Lessons for the Future of Crypto Security
While this incident was a devastating blow for victims, it also offers important lessons for the future of cryptocurrency security:
- Security firms must establish rigorous protocols for verifying the authenticity and safety of any tools or links shared with the public. A failure to do so not only damages their reputation but also undermines the entire crypto ecosystem.
- For users, maintaining a heightened sense of caution is crucial. Always verify the source of any recovery tool or service, and consider using multiple channels to confirm the legitimacy of communications from both DeFi platforms and security firms.
- Transparency is essential during recovery efforts. Both Radiant Capital and the security firm must continue to be transparent in their efforts to resolve the situation. Open communication about the steps being taken to rectify the error, recover funds, and prevent future incidents will be key to restoring any semblance of trust.

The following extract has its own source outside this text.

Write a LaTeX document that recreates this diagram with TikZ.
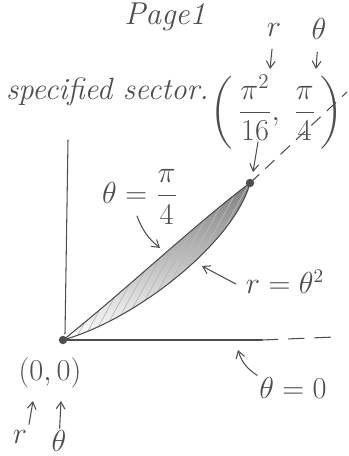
\documentclass[tikz,border=0pt]{standalone}
\usepackage{amsmath}
\usetikzlibrary{arrows.meta}
\definecolor{pencil}{HTML}{4E4E4E}
\definecolor{shade}{HTML}{E6E6E6}

\begin{document}
\begin{tikzpicture}[x=0.02cm,y=-0.02cm,
  hand/.style={pencil,line width=0.6pt,line cap=round},
  note/.style={pencil,font=\fontsize{16}{19}\selectfont,inner sep=1pt},
  tip/.style={hand,-{Straight Barb[length=4pt,width=5pt]}}]
  \useasboundingbox (0,0) rectangle (348,456);

  % Heading
  \node[note,font=\fontsize{18}{21}\selectfont,anchor=base] (title) at (165,25) {\itshape Page1};
  \node[note,font=\fontsize{17.5}{20}\selectfont,anchor=base west] (sector) at (4,99) {\itshape specified sector.};

  % End point in (r, theta)
  \node[note,font=\fontsize{17}{20}\selectfont] (endlbl) at (277,112) {$\left(\,\dfrac{\pi^2}{16},\;\dfrac{\pi}{4}\,\right)$};
  \node[note] (rtop) at (274,30) {$r$};
  \node[note] (thtop) at (319,29) {$\theta$};
  \coordinate (rtip) at (270,69);
  \coordinate (thtip) at (316,69);
  \draw[tip,shorten <=6pt] (rtop) -- (rtip);
  \draw[tip,shorten <=6pt] (thtop) -- (thtip);

  % Axes
  \coordinate (O) at (63,340);
  \coordinate (P) at (250,183);
  \coordinate (ytop) at (68,140);
  \coordinate (xend) at (262,340);
  \coordinate (xfar) at (335,337);
  \coordinate (rayfar) at (347,92);
  \draw[hand] (ytop) -- (65,334);
  \draw[hand] (O) -- (xend);
  \draw[hand,dash pattern=on 9pt off 6pt] (xend) -- (xfar);
  \draw[hand,dash pattern=on 7pt off 5pt] (P) -- (rayfar);

  % Sector between theta=pi/4 and r=theta^2
  \fill[shade] (O) .. controls (120,295) and (200,220) .. (P)
    .. controls (235,240) and (140,318) .. (O);
  \begin{scope}
    \clip (O) .. controls (120,295) and (200,220) .. (P)
      .. controls (235,240) and (140,318) .. (O);
    \foreach \h in {-120,-112,...,260}
      \draw[pencil!40,line width=0.4pt] (\h,360) -- ++(110,-200);
  \end{scope}
  \draw[hand] (O) .. controls (120,295) and (200,220) .. (P)
    .. controls (235,240) and (140,318) .. (O);
  \fill[pencil] (O) circle (2.4pt);
  \fill[pencil] (P) circle (2.4pt);
  \coordinate (ptop) at (258,142);
  \draw[tip] (ptop) -- (253,172);

  % Curve labels
  \node[note] (quarter) at (140,197) {$\theta=\dfrac{\pi}{4}$};
  \coordinate (qtip) at (160,248);
  \draw[tip] (137,216) to[bend right=15] (qtip);
  \node[note] (spiral) at (285,282) {$r=\theta^2$};
  \coordinate (stip) at (202,266);
  \draw[tip] (spiral.west) ++(-8,2) -- (stip);
  \node[note] (zero) at (293,388) {$\theta=0$};
  \coordinate (ztip) at (238,350);
  \draw[tip] (zero.north west) to[bend left=20] (ztip);

  % Origin
  \node[note] (orig) at (50,373) {$(0,0)$};
  \node[note] (rbot) at (20,437) {$r$};
  \node[note] (thbot) at (59,441) {$\theta$};
  \draw[tip] (rbot.north) ++(9,-4) -- (33,401);
  \draw[tip] (thbot) -- (61,401);
\end{tikzpicture}
\end{document}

Conclusion: A Costly Mistake in a High-Stakes Market
The Radiant Capital hack, compounded by the mistaken sharing of a drainer link, is a cautionary tale for the entire crypto industry. As DeFi continues to grow and more people enter the world of decentralized finance, the stakes are getting higher, and the risks more pronounced. For users, this incident serves as a reminder to always be vigilant and cautious, even when interacting with trusted security firms.
For the crypto industry as a whole, it highlights the urgent need for better security practices, more robust verification protocols, and clearer regulatory frameworks to protect investors from the growing threats posed by cybercriminals. As crypto becomes more mainstream, ensuring user safety and trust will be paramount to the industry’s long-term success.